Blake stepped toward the bi-fold entry door when the bus came to a complete stop. He stretched out his arm with the baseball bat in hand. Then he knocked on the glass portion of the door with the bat.
“Open the door!” Blake shouted and then repeated himself as his voice increased in decibels, “Open the door!”
Subsequently the door began to open. It squeaked and rattled as the dilapidated door started to fold and slide to the right. Then with his arm stretched as he held the door handle, the bus driver looked at Blake, dropped his head in frustration and said, “Hey mister, I don’t want any trouble. All I want to do is drop these folks off and get home to my family…safely. Now if you will kindly let us pass, I sure would appreciate it.”
Blake coldly responded with, “You’re not going inside of these gates with those scabs. We are on strike, and we’re not going to let them in there. So if you don’t turn around, you are going to be driving these folks to the hospital today. Is that what you want?”
“No…I…I don’t think anyone here wants that. But I have got a job to do...” Angrily, Blake stepped inside of the bus. Then the bus driver, fearful of Blake’s motives, attempted to close the door on him. But as the closing door thrust Blake to one side, he lunged forward and grabbed the bus driver’s arm. Then he grabbed his shirt collar with the strength of his intimidating frame and pulled the driver out of his Captains chair and down the steps. The driver’s arms and legs were kicking and flailing about as Blake mercilessly dragged him onto the dusty gravel road.
“You shouldn’t have done that friend…” proclaimed Blake as he struggled to pull the driver down the steps.
The bus driver attempted to hold his ground and protested with an incomplete…“What the fu…”
“Shut up!” Interrupted Blake. “Quit squirming around. Your making this more difficult than it needs to be.”
Blake continued to drag the driver out of the bus until he was several feet away. And when he was satisfied with the driver’s position, he threw him down on the ground as if he were shaking water from his hands…cleansing himself of the squeamish character. Then some of the other union workers completed Blake’s work by blocking the door: preventing him from re-entering the bus.
“Stay there!” Directed Dennis in his high pitched irritating voice. Then he glanced at Blake hoping for a sign of his approval. It never came. Blake moved on to the other inhabitants of the bus.
Blake attempted to communicate as best he could with the workers. Using both hand signals and broken Spanish he spoke to the scabs, “Hola’… No Espanola…No work…Go home…adios!” Then he pointed in the direction from which they came and walked out of the bus hoping that the example he made of the bus driver would have intimidated them enough.

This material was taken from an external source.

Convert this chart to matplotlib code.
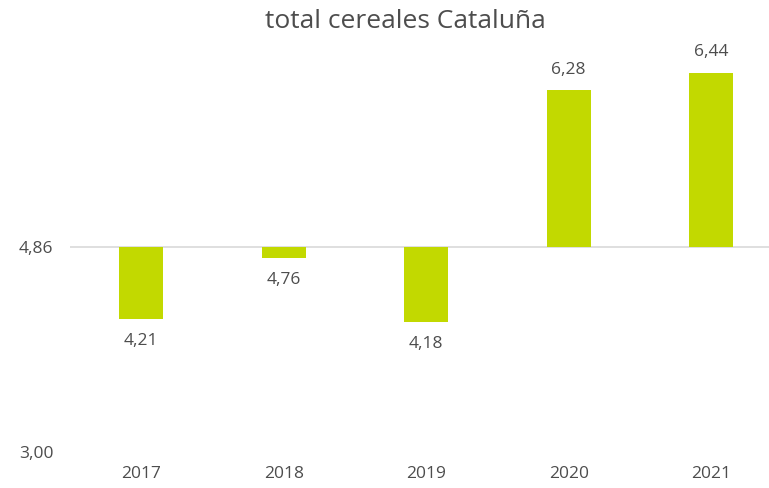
import numpy as np
import matplotlib.pyplot as plt

plt.rcParams['font.family'] = ['Open Sans', 'DejaVu Sans']

years = ['2017', '2018', '2019', '2020', '2021']
values = [4.21, 4.76, 4.18, 6.28, 6.44]
base = 4.86
bar_color = '#C2D900'
text_color = '#4D4D4D'

fig = plt.figure(figsize=(7.69, 4.88), dpi=100)
ax = fig.add_axes([70/769, (488-452)/488, 712.5/769, (452-42)/488])

x = np.arange(len(years))
heights = [v - base for v in values]
ax.bar(x, heights, bottom=base, width=0.31, color=bar_color, zorder=2)

# data labels: above positive bars, below negative ones
for xi, v in zip(x, values):
    lab = '{:.2f}'.format(v).replace('.', ',')
    if v >= base:
        ax.annotate(lab, (xi, v), xytext=(0, 9), textcoords='offset points',
                    ha='center', va='bottom', fontsize=12.5, color=text_color)
    else:
        ax.annotate(lab, (xi, v), xytext=(0, -10), textcoords='offset points',
                    ha='center', va='top', fontsize=12.5, color=text_color)

ax.axhline(base, color='#D9D9D9', lw=1.2, zorder=1)
ax.set_xlim(-0.5, len(years) - 0.5)
ax.set_ylim(3.0, 6.72)
ax.set_yticks([3.0, base])
ax.set_yticklabels(['3,00', '4,86'])
ax.set_xticks(x)
ax.set_xticklabels(years)
ax.tick_params(length=0, labelsize=12.5, labelcolor=text_color)
ax.tick_params(axis='x', pad=10)
ax.tick_params(axis='y', pad=12)
for s in ax.spines.values():
    s.set_visible(False)

fig.text(405/769, 1 - 22/488, 'total cereales Cataluña', ha='center', va='center',
         fontsize=19, color=text_color)

fig.savefig('out.png', dpi=100)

The guards came to the aid of the bus driver and helped to dust him off while he lay there with his broken pride. He was obviously annoyed at Blake and resented the embarrassment that Blake caused him. So as Blake made his way back into the crowd of the other union members, the bus driver peered at him with revulsion. As the mob regrouped, silence resumed as everyone stood still, waiting, wondering and anticipating what would happen next.